At the beginning of this month, Berlin and Canberra signed a preliminary deal to build approximately one hundred ARTEC Boxer 8×8 armoured vehicles in Australia. These vehicles are destined for the Bundeswehr. This occurred even though the Australian Army had already ordered 211 vehicles of this type in the CRV (Combat Reconnaissance Vehicle) variant offered by the German industry, with a total value of over 3 billion euros, as part of the LAND 400 Phase 2 programme.
Within the framework of this agreement, Germany was willing to grant major concessions to the Australian side. Thanks to technology transfer, 186 of the 211 Boxer CRVs anticipated to be purchased by the Australian Army will be made in Brisbane, Queensland. Regarding the agreement on the vehicles that are planned for use by the Bundeswehr, the total value of the arrangement is around 660 million euros. This is the first time the Australian industry has successfully secured a contract of this significance.
If such a strategy had been implemented, the KF-41 Lynx Infantry Fighting Vehicle that was offered by the German company Rheinmetall for Phase 3 of the Land 400 programme run by the Australian Army might have been selected. But that did not turn out to be the case.
The Australian Ministry of Defence announced on the 27th of July that they would finally decide to go with the AS-21 Redback, which is manufactured by the South Korean company Hanwha, to replace the M113 armoured vehicles that were manufactured in the United States and have been used by the Australian Army since the 1960s. The value of the contract ranges between 3 and 4.3 billion euros, equivalent to between 5 and 7 billion Australian dollars.
This acquisition follows a prior order placed with the same South Korean manufacturer for 30 self-propelled howitzers model AS-9 Thunder and 15 ammunition resupply trucks model AS-10. Following the publication of Australia’s new defence doctrine in April of the same year, the initial purchase that was announced in December 2021 was subsequently decreased.
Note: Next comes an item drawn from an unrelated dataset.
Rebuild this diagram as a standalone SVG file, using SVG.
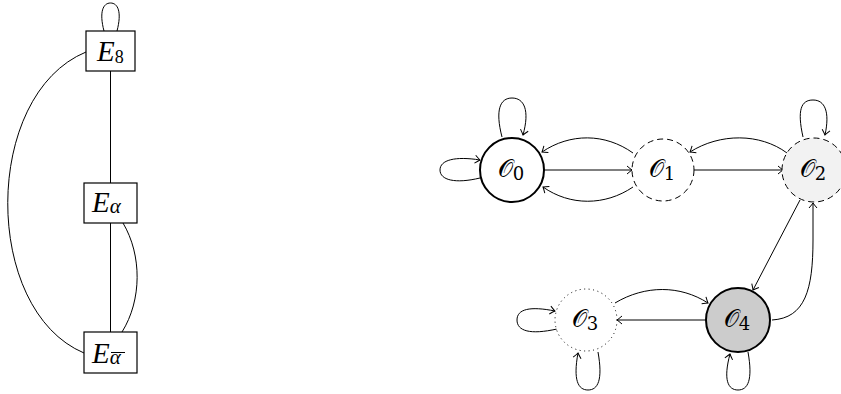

To accomplish this deal for 630 million euros, Hanwha invested in a factory in Grand Geelong, located in Victoria.
According to a statement released by the Australian government, the production of the Hanwha AS-21 Redback vehicles for the Australian Army will take place on the Grand Geelong assembly lines. This is projected to sustain up to 600 direct jobs and over a thousand jobs in the supply chain of the Australian industry.
In addition, Australia’s government has decided to speed up the implementation of Phase 3 of the Land 400 programme. This is because the AS-21 vehicles are expected to be delivered between 2027 and 2028, two years earlier than the initial plan. However, it is important to note that the ultimate goal has been scaled back as the new Australian military policy has opted to acquire only 129 Infantry Fighting Vehicles rather than the original intention to purchase 450 of them.